Miloš Jakubíček is the Chief Executive Officer (CEO) of Lexical Computing, a research company working in the area of language technologies, primarily at the intersection of corpus and computational linguistics and computer lexicography. By profession, he is an NLP researcher and software engineer. His research interests are devoted mainly to two fields: effective processing of very large text corpora and the parsing of morphologically rich languages. Since 2008, Miloš has been involved in the development of Lexical Computing’s flagship product, the Sketch Engine corpus management suite. Since 2011, he has been Director of the Czech branch of Lexical Computing leading the local development team of Sketch Engine and he became CEO of Lexical Computing in 2014. Miloš is also a fellow of the NLP Centre at Masaryk University, where his interests lie mainly in morphosyntactic analysis and its practical applications.

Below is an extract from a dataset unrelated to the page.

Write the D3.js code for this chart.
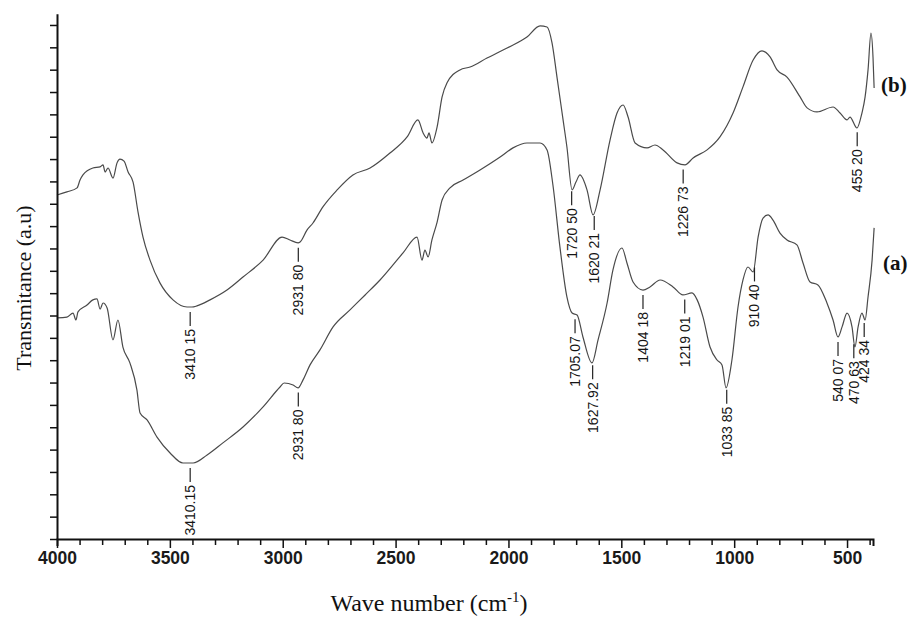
<!DOCTYPE html>
<html>
<head>
<meta charset="utf-8">
<script src="https://cdn.jsdelivr.net/npm/d3@7.9.0/dist/d3.min.js"></script>
<style>
  body { margin: 0; background: #fff; }
  svg { display: block; }
</style>
</head>
<body>
<div id="chart"></div>
<script>
// FTIR spectra: [wave number (cm-1), transmittance (a.u)]
const spectrumB = [
  [4000,15.39],[3956,15.53],[3911,15.71],[3898,16.06],[3885,16.29],[3841,16.60],[3809,16.65],
  [3796,16.74],[3787,16.42],[3774,16.60],[3752,16.15],[3734,16.83],[3721,17.00],[3703,16.91],
  [3685,16.42],[3663,15.97],[3641,14.63],[3619,13.51],[3588,12.48],[3544,11.46],[3486,10.70],
  [3424,10.38],[3402,10.38],[3380,10.43],[3322,10.70],[3247,11.14],[3176,11.72],[3087,12.48],
  [3003,13.51],[2968,13.38],[2932,13.25],[2923,13.29],[2892,13.83],[2866,14.14],[2822,14.86],
  [2759,15.62],[2689,16.29],[2613,16.60],[2525,17.27],[2449,17.99],[2401,18.75],[2378,18.17],
  [2361,17.94],[2352,18.17],[2339,17.72],[2316,18.44],[2294,19.78],[2272,20.41],[2215,20.99],
  [2170,21.12],[2095,21.52],[2006,21.97],[1918,22.46],[1860,22.96],[1829,22.91],[1807,22.20],
  [1785,20.67],[1758,18.75],[1741,17.54],[1718,15.62],[1701,15.97],[1683,16.29],[1652,15.62],
  [1625,14.50],[1594,15.62],[1550,17.85],[1519,19.06],[1492,19.42],[1470,18.88],[1439,17.72],
  [1386,17.50],[1351,17.63],[1315,17.41],[1253,16.83],[1218,16.74],[1182,17.05],[1120,17.41],
  [1063,17.99],[1005,19.06],[961,20.23],[916,21.43],[877,21.84],[841,21.57],[810,20.99],
  [766,20.67],[708,19.78],[677,19.29],[633,19.11],[562,19.33],[531,19.06],[500,18.75],
  [487,18.88],[456,18.39],[434,19.06],[420,19.78],[407,20.99],[394,22.64],[385,21.57],[380,20.18]
];

const spectrumA = [
  [4000,9.89],[3956,9.93],[3929,10.11],[3916,9.80],[3907,10.16],[3867,10.47],[3841,10.70],
  [3823,10.74],[3809,10.29],[3796,10.56],[3778,10.34],[3752,8.91],[3730,9.80],[3708,8.59],
  [3677,7.88],[3646,6.67],[3632,5.64],[3601,5.33],[3557,4.56],[3499,3.85],[3442,3.40],
  [3397,3.40],[3335,3.76],[3265,4.30],[3176,5.01],[3087,5.91],[3012,6.80],[2994,6.98],
  [2954,6.89],[2932,6.76],[2910,7.12],[2879,7.79],[2835,8.46],[2777,9.49],[2702,10.25],
  [2635,10.92],[2569,11.59],[2467,12.80],[2405,13.51],[2383,12.48],[2370,12.93],[2356,12.62],
  [2339,13.38],[2316,14.18],[2294,15.17],[2259,15.71],[2201,16.06],[2126,16.51],[2037,17.09],
  [1980,17.50],[1918,17.72],[1860,17.72],[1829,17.41],[1803,15.84],[1772,13.07],[1741,10.83],
  [1718,10.11],[1696,10.02],[1670,9.04],[1630,7.88],[1603,8.91],[1563,10.56],[1537,12.04],
  [1497,13.02],[1475,12.35],[1448,11.50],[1404,11.14],[1373,11.28],[1328,11.59],[1271,11.28],
  [1227,10.92],[1187,11.01],[1164,10.70],[1138,9.93],[1107,8.59],[1076,8.01],[1054,7.79],
  [1036,6.76],[1010,8.01],[983,10.38],[961,11.59],[939,12.17],[916,11.95],[894,13.51],
  [872,14.36],[850,14.50],[828,14.27],[797,13.69],[766,13.38],[722,13.16],[695,12.35],
  [664,11.50],[629,11.37],[589,10.56],[562,9.80],[540,9.04],[522,9.49],[500,10.11],
  [478,9.49],[465,8.59],[451,9.49],[434,10.11],[420,9.80],[407,10.83],[389,12.48],[380,13.92]
];

// peak annotations: [label text, wave number]
const peaksB = [
  ['3410 15', 3410], ['2931 80', 2931], ['1720 50', 1720],
  ['1620 21', 1620], ['1226 73', 1226], ['455 20', 455]
];
const peaksA = [
  ['3410.15', 3410], ['2931 80', 2931], ['1705.07', 1705], ['1627.92', 1627],
  ['1404 18', 1404], ['1219 01', 1219], ['1033 85', 1033], ['910 40', 910],
  ['540 07', 540], ['470 63', 470], ['424 34', 424]
];

const xMajorTicks = [4000, 3500, 3000, 2500, 2000, 1500, 1000, 500];
const xMinorTicks = d3.range(3900, 385, -100).filter(d => d % 500 !== 0);
const yTicks = d3.range(0, 24);

// linear interpolation of a spectrum at a given wave number
function valueAt(spectrum, wn) {
  for (let i = 0; i < spectrum.length - 1; i++) {
    const [x0, y0] = spectrum[i];
    const [x1, y1] = spectrum[i + 1];
    if (wn <= x0 && wn >= x1) {
      return y0 + (y1 - y0) * (x0 - wn) / (x0 - x1);
    }
  }
  return spectrum[spectrum.length - 1][1];
}

function renderChart() {
  const width = 912;
  const height = 617;

  const svg = d3.select('#chart')
    .append('svg')
    .attr('width', width)
    .attr('height', height);

  const xScale = d3.scaleLinear().domain([4000, 385]).range([57, 873]);
  const yScale = d3.scaleLinear().domain([0, 23.5]).range([539, 13.8]);

  // spectra
  const line = d3.line()
    .x(d => xScale(d[0]))
    .y(d => yScale(d[1]))
    .curve(d3.curveMonotoneX);

  svg.selectAll('path.spectrum')
    .data([spectrumB, spectrumA])
    .join('path')
    .attr('class', 'spectrum')
    .attr('d', line)
    .attr('fill', 'none')
    .attr('stroke', '#4a4a4a')
    .attr('stroke-width', 1.2)
    .attr('stroke-linejoin', 'round');

  // peak labels
  drawPeaks(svg, peaksB, spectrumB, xScale, yScale);
  drawPeaks(svg, peaksA, spectrumA, xScale, yScale);

  // x axis: minor ticks first, then the labelled one
  svg.append('g')
    .attr('transform', `translate(0, ${yScale(0)})`)
    .call(d3.axisBottom(xScale).tickValues(xMinorTicks).tickSize(6).tickSizeOuter(0).tickFormat(''))
    .call(g => g.select('.domain').remove())
    .call(g => g.selectAll('line').attr('stroke', '#111').attr('stroke-width', 1.5));

  svg.append('g')
    .attr('transform', `translate(0, ${yScale(0)})`)
    .call(d3.axisBottom(xScale).tickValues(xMajorTicks).tickSize(9).tickSizeOuter(7).tickPadding(4)
      .tickFormat(d3.format('d')))
    .call(g => g.select('.domain').attr('stroke', '#111').attr('stroke-width', 2))
    .call(g => g.selectAll('line').attr('stroke', '#111').attr('stroke-width', 1.5))
    .call(g => g.selectAll('text')
      .attr('fill', '#1a1a1a')
      .style('font-family', '"Liberation Sans", Arial, sans-serif')
      .style('font-weight', 'bold')
      .style('font-size', '17.5px'));

  // y axis without values
  svg.append('g')
    .attr('transform', `translate(${xScale(4000)}, 0)`)
    .call(d3.axisLeft(yScale).tickValues(yTicks).tickSize(7).tickSizeOuter(0).tickFormat(''))
    .call(g => g.select('.domain').attr('stroke', '#111').attr('stroke-width', 2))
    .call(g => g.selectAll('line').attr('stroke', '#111').attr('stroke-width', 1.5));

  // series names
  const serif = '"Liberation Serif", "Times New Roman", serif';
  svg.append('text')
    .attr('x', 881).attr('y', 92)
    .style('font-family', serif).style('font-weight', 'bold').style('font-size', '21px')
    .attr('fill', '#111')
    .text('(b)');
  svg.append('text')
    .attr('x', 883).attr('y', 270)
    .style('font-family', serif).style('font-weight', 'bold').style('font-size', '21px')
    .attr('fill', '#111')
    .text('(a)');

  // axis titles
  svg.append('text')
    .attr('transform', 'translate(31, 288) rotate(-90)')
    .attr('text-anchor', 'middle')
    .style('font-family', serif).style('font-size', '22px')
    .attr('fill', '#111')
    .text('Transmitance (a.u)');

  const xTitle = svg.append('text')
    .attr('x', 429).attr('y', 611)
    .attr('text-anchor', 'middle')
    .style('font-family', serif).style('font-size', '24px')
    .attr('fill', '#111');
  xTitle.append('tspan').text('Wave number (cm');
  xTitle.append('tspan').attr('dy', -9).style('font-size', '15px').text('-1');
  xTitle.append('tspan').attr('dy', 9).text(')');
}

function drawPeaks(svg, peaks, spectrum, xScale, yScale) {
  const g = svg.append('g').attr('class', 'peaks');
  peaks.forEach(([label, wn]) => {
    const x = xScale(wn);
    const y = yScale(valueAt(spectrum, wn)) + 5;
    g.append('line')
      .attr('x1', x).attr('x2', x)
      .attr('y1', y).attr('y2', y + 14)
      .attr('stroke', '#222')
      .attr('stroke-width', 1.2);
    g.append('text')
      .attr('transform', `translate(${x + 5}, ${y + 17}) rotate(-90)`)
      .attr('text-anchor', 'end')
      .attr('fill', '#151515')
      .style('font-family', '"Liberation Sans", Arial, sans-serif')
      .style('font-size', '14px')
      .text(label);
  });
}

renderChart();
</script>
</body>
</html>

How to find multi-word expressions in corpora
In the talk I will present automatic methods for finding some types of multi-word expressions in corpora. I will present a very simple typology of multi-word expressions based on some standard properties like fixedness or discontinuity and show how these properties determine suitable ways for automatic identification of the respective multi-word expression in corpora. Special focus will be put on lexicographic applications where, unlike in the case of single-word units, mere frequency is not sufficient for generating multi-headword candidates and, again unlike in the case of single-word units, there are no widely recognized strategies for automatic identification of these multi-word candidates.